### [Directions for this task]
Will you print the material below without altering a single character?

### [Dataset section]
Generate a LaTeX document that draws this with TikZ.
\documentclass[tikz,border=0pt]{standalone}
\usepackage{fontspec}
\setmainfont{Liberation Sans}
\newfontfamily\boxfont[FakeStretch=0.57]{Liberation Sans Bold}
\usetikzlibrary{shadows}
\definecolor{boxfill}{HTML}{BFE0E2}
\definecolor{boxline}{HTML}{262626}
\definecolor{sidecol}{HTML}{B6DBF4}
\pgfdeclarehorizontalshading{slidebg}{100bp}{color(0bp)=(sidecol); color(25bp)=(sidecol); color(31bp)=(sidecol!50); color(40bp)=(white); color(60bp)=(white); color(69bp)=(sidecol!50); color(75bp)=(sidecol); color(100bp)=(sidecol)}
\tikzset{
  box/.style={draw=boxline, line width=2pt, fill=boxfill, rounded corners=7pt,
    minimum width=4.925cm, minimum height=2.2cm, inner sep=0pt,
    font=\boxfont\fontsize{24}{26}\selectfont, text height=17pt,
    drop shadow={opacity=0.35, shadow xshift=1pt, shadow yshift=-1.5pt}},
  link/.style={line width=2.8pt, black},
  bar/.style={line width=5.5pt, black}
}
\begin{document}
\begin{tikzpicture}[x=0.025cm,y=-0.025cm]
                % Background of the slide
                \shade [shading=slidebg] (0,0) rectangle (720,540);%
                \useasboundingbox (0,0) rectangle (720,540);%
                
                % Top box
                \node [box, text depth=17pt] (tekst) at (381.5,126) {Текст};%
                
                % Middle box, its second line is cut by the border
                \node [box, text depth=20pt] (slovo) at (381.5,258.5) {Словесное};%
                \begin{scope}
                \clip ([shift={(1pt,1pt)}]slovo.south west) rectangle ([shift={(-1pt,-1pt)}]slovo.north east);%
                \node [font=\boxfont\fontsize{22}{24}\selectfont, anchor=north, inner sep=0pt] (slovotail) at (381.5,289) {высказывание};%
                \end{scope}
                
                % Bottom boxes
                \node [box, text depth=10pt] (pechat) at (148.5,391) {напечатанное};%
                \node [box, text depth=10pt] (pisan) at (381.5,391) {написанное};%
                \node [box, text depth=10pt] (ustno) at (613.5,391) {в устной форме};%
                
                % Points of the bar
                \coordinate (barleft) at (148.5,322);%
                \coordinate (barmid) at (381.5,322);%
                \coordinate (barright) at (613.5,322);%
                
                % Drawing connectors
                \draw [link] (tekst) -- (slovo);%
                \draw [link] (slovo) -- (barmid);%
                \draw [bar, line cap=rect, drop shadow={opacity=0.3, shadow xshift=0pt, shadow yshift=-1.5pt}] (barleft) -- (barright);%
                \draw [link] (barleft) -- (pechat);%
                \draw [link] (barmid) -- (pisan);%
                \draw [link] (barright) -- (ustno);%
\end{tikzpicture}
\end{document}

### [Exercise answer]
Generate a LaTeX document that draws this with TikZ.
\documentclass[tikz,border=0pt]{standalone}
\usepackage{fontspec}
\setmainfont{Liberation Sans}
\newfontfamily\boxfont[FakeStretch=0.57]{Liberation Sans Bold}
\usetikzlibrary{shadows}
\definecolor{boxfill}{HTML}{BFE0E2}
\definecolor{boxline}{HTML}{262626}
\definecolor{sidecol}{HTML}{B6DBF4}
\pgfdeclarehorizontalshading{slidebg}{100bp}{color(0bp)=(sidecol); color(25bp)=(sidecol); color(31bp)=(sidecol!50); color(40bp)=(white); color(60bp)=(white); color(69bp)=(sidecol!50); color(75bp)=(sidecol); color(100bp)=(sidecol)}
\tikzset{
  box/.style={draw=boxline, line width=2pt, fill=boxfill, rounded corners=7pt,
    minimum width=4.925cm, minimum height=2.2cm, inner sep=0pt,
    font=\boxfont\fontsize{24}{26}\selectfont, text height=17pt,
    drop shadow={opacity=0.35, shadow xshift=1pt, shadow yshift=-1.5pt}},
  link/.style={line width=2.8pt, black},
  bar/.style={line width=5.5pt, black}
}
\begin{document}
\begin{tikzpicture}[x=0.025cm,y=-0.025cm]
                % Background of the slide
                \shade [shading=slidebg] (0,0) rectangle (720,540);%
                \useasboundingbox (0,0) rectangle (720,540);%
                
                % Top box
                \node [box, text depth=17pt] (tekst) at (381.5,126) {Текст};%
                
                % Middle box, its second line is cut by the border
                \node [box, text depth=20pt] (slovo) at (381.5,258.5) {Словесное};%
                \begin{scope}
                \clip ([shift={(1pt,1pt)}]slovo.south west) rectangle ([shift={(-1pt,-1pt)}]slovo.north east);%
                \node [font=\boxfont\fontsize{22}{24}\selectfont, anchor=north, inner sep=0pt] (slovotail) at (381.5,289) {высказывание};%
                \end{scope}
                
                % Bottom boxes
                \node [box, text depth=10pt] (pechat) at (148.5,391) {напечатанное};%
                \node [box, text depth=10pt] (pisan) at (381.5,391) {написанное};%
                \node [box, text depth=10pt] (ustno) at (613.5,391) {в устной форме};%
                
                % Points of the bar
                \coordinate (barleft) at (148.5,322);%
                \coordinate (barmid) at (381.5,322);%
                \coordinate (barright) at (613.5,322);%
                
                % Drawing connectors
                \draw [link] (tekst) -- (slovo);%
                \draw [link] (slovo) -- (barmid);%
                \draw [bar, line cap=rect, drop shadow={opacity=0.3, shadow xshift=0pt, shadow yshift=-1.5pt}] (barleft) -- (barright);%
                \draw [link] (barleft) -- (pechat);%
                \draw [link] (barmid) -- (pisan);%
                \draw [link] (barright) -- (ustno);%
\end{tikzpicture}
\end{document}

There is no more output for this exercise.